On 27 January 2006 local authority elections were called for the entire country. It was later announced that elections would be held on 30 March 2006 across the entire country. The Election Commissioner subsequently postponed the elections in the north and Batticaloa District until 30 September 2006. On 23 September 2006 elections in the north and Batticaloa District were postponed until 30 June 2007.

VUC continued to be administered by special commissioners until the 2011 elections.
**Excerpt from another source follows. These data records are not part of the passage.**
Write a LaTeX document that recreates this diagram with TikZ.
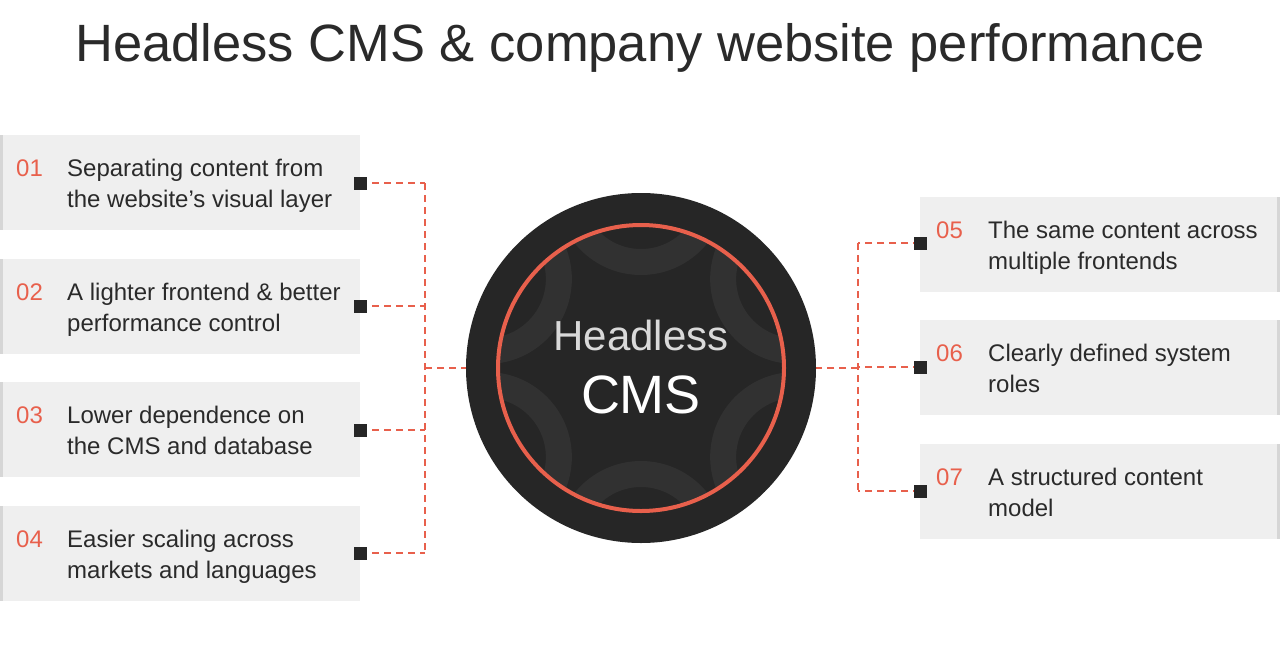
\documentclass[tikz,border=0pt]{standalone}
\usepackage{fontspec}
\setmainfont{Liberation Sans}
\usetikzlibrary{calc}
\definecolor{acc}{HTML}{E8604C}
\definecolor{card}{HTML}{EFEFEF}
\definecolor{edge}{HTML}{D6D6D6}
\definecolor{dark}{HTML}{262626}
\definecolor{txt}{HTML}{2A2A2A}
\begin{document}
\begin{tikzpicture}[x=1pt,y=-1pt,
  num/.style={anchor=base west,text=acc,font=\fontsize{24}{26}\selectfont,inner sep=0pt},
  lab/.style={anchor=base west,text=txt,align=left,font=\fontsize{24}{31}\selectfont,inner sep=0pt},
  sq/.style={fill=dark,minimum size=13pt,inner sep=0pt,draw=none},
  dl/.style={acc,line width=1.5pt,dash pattern=on 7pt off 5pt}]
\useasboundingbox (0,0) rectangle (1280,659);
\fill[white] (0,0) rectangle (1280,659);
\node[font=\fontsize{52.5}{56}\selectfont,text=txt] (title) at (640,48) {Headless CMS \& company website performance};
% left cards
\foreach \i/\t/\a/\b in {1/135/Separating content from/the website’s visual layer,2/259/A lighter frontend \& better/performance control,3/382/Lower dependence on/the CMS and database,4/506/Easier scaling across/markets and languages}{
  \fill[card] (0,\t) rectangle (360,\t+95);
  \fill[edge] (0,\t) rectangle (3,\t+95);
  \node[num] (n\i) at (16,\t+41) {0\i};
  \node[lab] (l\i) at (67,\t+41) {\a};
  \node[lab] (m\i) at (67,\t+72) {\b};
}
% right cards
\foreach \i/\t/\a/\b in {5/197/The same content across/multiple frontends,6/320/Clearly defined system/roles,7/444/A structured content/model}{
  \fill[card] (920,\t) rectangle (1280,\t+95);
  \fill[edge] (1277,\t) rectangle (1280,\t+95);
  \node[num] (n\i) at (936,\t+41) {0\i};
  \node[lab] (l\i) at (988,\t+41) {\a};
  \node[lab] (m\i) at (988,\t+72) {\b};
}
% connectors
\coordinate (hl) at (425,368);
\coordinate (hr) at (858,368);
\coordinate (c) at (641,368);
\foreach \y/\n in {183/1,306/2,430/3,553/4}{
  \coordinate (s\n) at (360,\y);
  \draw[dl] (s\n) -- (425,\y);
}
\draw[dl] (425,183) -- (425,553);
\draw[dl] (hl) -- (c);
\foreach \y/\n in {243/5,367/6,491/7}{
  \coordinate (s\n) at (920,\y);
  \draw[dl] (s\n) -- (858,\y);
}
\draw[dl] (858,243) -- (858,491);
\draw[dl] (hr) -- (c);
\foreach \n in {1,2,3,4,5,6,7}{\node[sq] at (s\n) {};}
% hub
\fill[dark] (c) circle (175);
\begin{scope}
\clip (c) circle (143);
\foreach \ang in {90,30,-30,-90,150,210}{
  \draw[color=white!5!dark,line width=26pt] ($(c)+(\ang:178)$) circle (72);
}
\end{scope}
\draw[acc,line width=4pt] (c) circle (143);
\node[text=white!85!black,font=\fontsize{42}{46}\selectfont] (h1) at (641,335) {Headless};
\node[text=white,font=\fontsize{54}{58}\selectfont] (h2) at (641,395) {CMS};
\end{tikzpicture}
\end{document}
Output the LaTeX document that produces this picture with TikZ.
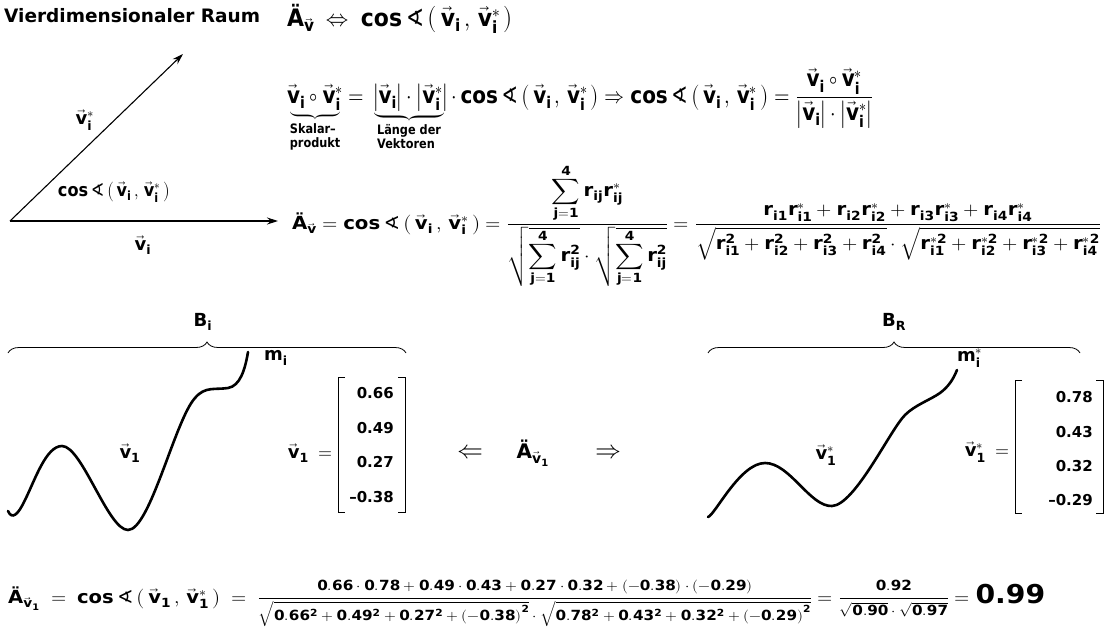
\documentclass[tikz,border=0pt]{standalone}
\usepackage{amsmath}
\usepackage{graphicx}
\usepackage[math-style=upright]{unicode-math}
\setmainfont{DejaVu Sans}[UprightFont={* Bold},BoldFont={* Bold}]
\newfontfamily\dejareg{DejaVu Sans}
\setmathfont{Latin Modern Math}
\setmathfont{DejaVu Sans Bold}[range={up/{Latin,latin,num}}]
\usetikzlibrary{arrows.meta,decorations.pathreplacing}
\newcommand\vecv{\vec{v}}
\newcommand\Auml{\text{Ä}}
\newcommand\ang{\mbox{\dejareg ∢}}
\newcommand\pair[2]{\left(\,#1\,,\,#2\,\right)}
\tikzset{
  base/.style={inner sep=0pt, font=\fontsize{18}{22}\selectfont},
  eq/.style={base, anchor=base west},
  vecarrow/.style={line width=1.1pt, -{Stealth[length=11pt,width=7pt]}},
  curve/.style={line width=2.6pt, line cap=round},
  bracebow/.style={decorate, decoration={brace, amplitude=11pt}, line width=0.8pt},
  bracket/.style={line width=1pt},
  entry/.style={inner sep=0pt, anchor=east, font=\fontsize{15}{18}\selectfont},
  dblarrow/.style={inner sep=0pt, font=\fontsize{26}{30}\selectfont}
}
\begin{document}
\begin{tikzpicture}[x=1pt,y=-1pt]
\useasboundingbox (0,0) rectangle (1109,637);
% title
\node[base, anchor=west, font=\fontsize{18.5}{22}\selectfont] (title) at (4,16) {Vierdimensionaler Raum};
% vectors
\coordinate (O) at (10,221);
\coordinate (P) at (183,54);
\coordinate (Q) at (278,221);
\draw[vecarrow] (O) -- (P);
\draw[vecarrow] (O) -- (Q);
\node[base] (lvs) at (85,120) {$\vecv_i^{*}$};
\node[base] (lang) at (114,192) {\resizebox{112pt}{\height}{$\cos\ang\pair{\vecv_i}{\vecv_i^{*}}$}};
\node[base] (lv) at (143,245) {$\vecv_i$};
% equations
\node[eq, font=\fontsize{24}{28}\selectfont] (e1) at (287,26) {\resizebox{226pt}{\height}{$\Auml_{\vecv} \;\Leftrightarrow\; \cos\ang\pair{\vecv_i}{\vecv_i^{*}}$}};
\node[eq, font=\fontsize{23}{27}\selectfont] (e2) at (287,103) {\resizebox{586pt}{\height}{$\underbrace{\vecv_i\circ\vecv_i^{*}}_{\mbox{\fontsize{13}{14}\selectfont\begin{tabular}{@{}l@{}}Skalar–\\produkt\end{tabular}}}
 = \underbrace{\left|\vecv_i\right|\cdot\left|\vecv_i^{*}\right|}_{\mbox{\fontsize{13}{14}\selectfont\begin{tabular}{@{}l@{}}Länge der\\Vektoren\end{tabular}}}
 \cdot\cos\ang\pair{\vecv_i}{\vecv_i^{*}}\Rightarrow\cos\ang\pair{\vecv_i}{\vecv_i^{*}}
 = \dfrac{\vecv_i\circ\vecv_i^{*}}{\left|\vecv_i\right|\cdot\left|\vecv_i^{*}\right|}$}};
\node[eq] (e3) at (292,229) {\resizebox{809pt}{\height}{$\displaystyle \Auml_{\vecv} = \cos\ang\pair{\vecv_i}{\vecv_i^{*}}
 = \frac{\displaystyle\sum_{j=1}^{4} r_{ij}r_{ij}^{*}}{\sqrt{\displaystyle\sum_{j=1}^{4} r_{ij}^{2}}\cdot\sqrt{\displaystyle\sum_{j=1}^{4} r_{ij}^{2}}}
 = \frac{r_{i1}r_{i1}^{*}+r_{i2}r_{i2}^{*}+r_{i3}r_{i3}^{*}+r_{i4}r_{i4}^{*}}{\sqrt{r_{i1}^{2}+r_{i2}^{2}+r_{i3}^{2}+r_{i4}^{2}}\cdot\sqrt{r_{i1}^{*2}+r_{i2}^{*2}+r_{i3}^{*2}+r_{i4}^{*2}}}$}};
% braces
\coordinate (bil) at (8,353);
\coordinate (bir) at (406,353);
\draw[bracebow] (bil) -- (bir);
\node[base] (Bi) at (203,322) {$B_i$};
\coordinate (brl) at (708,353);
\coordinate (brr) at (1080,353);
\draw[bracebow] (brl) -- (brr);
\node[base] (BR) at (894,322) {$B_R$};
% curves
\draw[curve] (8,511) .. controls (12,520) and (18,515) .. (25,500)
  .. controls (35,480) and (46,446) .. (62,446)
  .. controls (82,446) and (108,530) .. (128,530)
  .. controls (150,530) and (175,420) .. (195,398)
  .. controls (205,386) and (215,390) .. (228,388)
  .. controls (240,386) and (245,370) .. (248,352);
\node[base] (mi) at (276,358) {$m_i$};
\node[base] (v1) at (130,453) {$\vecv_1$};
\draw[curve] (708,517) .. controls (715,515) and (740,463) .. (765,463)
  .. controls (790,463) and (810,507) .. (832,506)
  .. controls (855,505) and (890,430) .. (905,415)
  .. controls (915,405) and (930,400) .. (940,393)
  .. controls (948,387) and (953,380) .. (957,370);
\node[base] (mis) at (970,358) {$m_i^{*}$};
\node[base] (v1s) at (826,455) {$\vecv_1^{*}$};
% left matrix
\node[base, anchor=east] (m1lab) at (333,453) {$\vecv_1 \;=$};
\draw[bracket] (345,377) -- (338,377) -- (338,512) -- (345,512);
\draw[bracket] (398,377) -- (405,377) -- (405,512) -- (398,512);
\node[entry] (a1) at (394,393) {0.66};
\node[entry] (a2) at (394,428) {0.49};
\node[entry] (a3) at (394,462) {0.27};
\node[entry] (a4) at (394,497) {–0.38};
% middle
\node[dblarrow] (larr) at (470,452) {$\Leftarrow$};
\node[base, font=\fontsize{20}{24}\selectfont] (Amid) at (533,453) {$\Auml_{\vecv_1}$};
\node[dblarrow] (rarr) at (608,452) {$\Rightarrow$};
% right matrix
\node[base, anchor=east] (m2lab) at (1010,452) {$\vecv_1^{*} \;=$};
\draw[bracket] (1022,380) -- (1015,380) -- (1015,513) -- (1022,513);
\draw[bracket] (1096,380) -- (1103,380) -- (1103,513) -- (1096,513);
\node[entry] (b1) at (1093,397) {0.78};
\node[entry] (b2) at (1093,432) {0.43};
\node[entry] (b3) at (1093,466) {0.32};
\node[entry] (b4) at (1093,500) {–0.29};
% bottom equation
\node[eq] (e4) at (8,603) {\resizebox{1037pt}{\height}{$\displaystyle \Auml_{\vecv_1} \;=\; \cos\ang\pair{\vecv_1}{\vecv_1^{*}}
 \;=\; \frac{\mbox{\fontsize{14}{17}\selectfont$0.66\cdot0.78+0.49\cdot0.43+0.27\cdot0.32+\left(-0.38\right)\cdot\left(-0.29\right)$}}
 {\mbox{\fontsize{14}{17}\selectfont$\sqrt{0.66^{2}+0.49^{2}+0.27^{2}+\left(-0.38\right)^{2}}\cdot\sqrt{0.78^{2}+0.43^{2}+0.32^{2}+\left(-0.29\right)^{2}}$}}
 = \frac{\mbox{\fontsize{14}{17}\selectfont$0.92$}}{\mbox{\fontsize{14}{17}\selectfont$\sqrt{0.90}\cdot\sqrt{0.97}$}}
 = \mbox{\fontsize{26}{30}\selectfont 0.99}$}};
\end{tikzpicture}
\end{document}
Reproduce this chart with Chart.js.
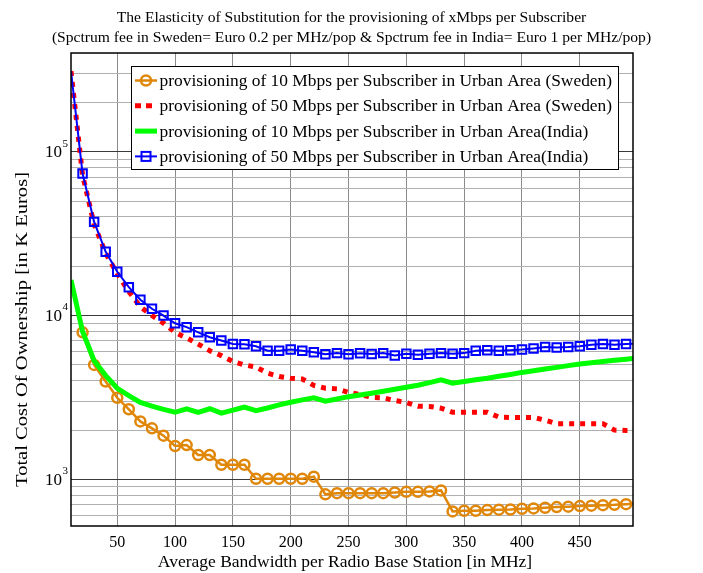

===2011 local government election===
Results of the local government election held on 23 July 2011:

| Alliances and parties |  | Votes | % | Seats |
|---|---|---|---|---|
|  | Tamil National Alliance (ITAK, EPRLF (S), TELO, PLOTE, TULF) | 2,416 | 76.36% | 7 |
|  | United People's Freedom Alliance (EPDP, SLFP et al.) | 653 | 20.64% | 2 |
|  | United National Party | 93 | 2.94% | 0 |
|  | Independent | 2 | 0.06% | 0 |
| Valid Votes |  | 3,164 | 100.00% | 9 |
| Rejected Votes |  | 230 |  |  |
| Total Polled |  | 3,394 |  |  |
| Registered Electors |  | 5,550 |  |  |
| Turnout |  | 61.15% |  |  |

The following candidates were elected: Nadarajah Anantharaj (TNA), 1,436 preference votes (pv); M. K. Shivajilingam (TNA-TELO), 1,165 pv; Kandasamy Sathees (TNA), 771 pv; Mahalingam Mayuran (TNA), 758 pv; Thillaiyampathy Jegathees (TNA), 654 pv; Soosaippillai Xaviyar Kulanayagam (TNA), 458 pv; Ponnuthurai Theiventhiran (UPFA), 457 pv; Kanagarajah Jeyarajah (TNA), 399 pv; and Inthiran Kailajini (UPFA), 199 pv.

Nadarajah Anantharaj (TNA) and M. K. Shivajilingam (TNA-TELO) were appointed Chairman and Deputy Chairman respectively.